In a statement to CNET today, Vdio Senior Vice President of Operations Scott Barrow, confirmed that Vdio will "let you instantly watch the best in TV and movies, right now." The spokesman said that the service is "currently in closed beta" and will initially only be available in the U.K. The service's pricing "will be announced at a later time," Barrow said.

GigaOm was first to report on Vdio earlier today. The publication did some digging through trademarks to find that the previously unannounced service would allow users to stream both movies and television shows. However, it said that it believed both Nikklas Zennstrom and Friis, both co-founders of Kazaa, Skype, and Rdio, among other services, were behind Vdio. In a statement to CNET, a Vdio spokesman only mentioned Friis as a founder.

Friis has brought with him a host of people who he has worked with in the past, including folks with "experience from Skype, Napster, Microsoft, TV Guide, and Apache." However, Vdio Chief Technology Officer Justin Erenkrantz arguably has the most experience in the streaming field, thanks to his work at Joost, another company Friis co-founded.

That service, which went under in 2009 , was supposed to provide a new way for users to watch video on the Web.

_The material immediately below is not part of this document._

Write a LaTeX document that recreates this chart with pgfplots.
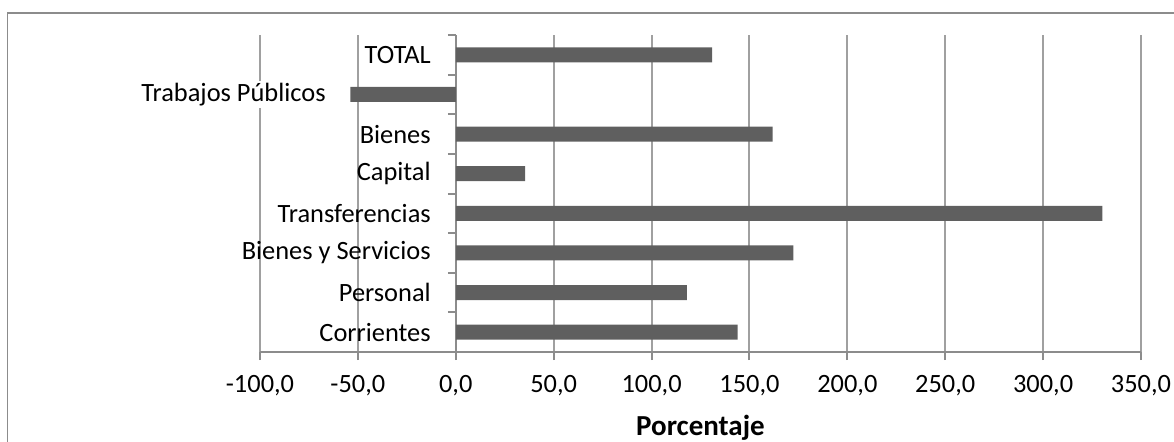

However, the service was dogged by little content and the inability to break out from the shadows of its top contenders at the time, YouTube and Hulu.

It should be interesting to see if Friis and his team have learned their lesson this time around. The Vdio page shows images of popular movies, like "Ghostbusters" and television shows, like "Mad Men," but there's no telling what kind of content the service will have. Barrow would only say, in response to a question on how it will differ from Netflix, that management believes "people will love using Vdio."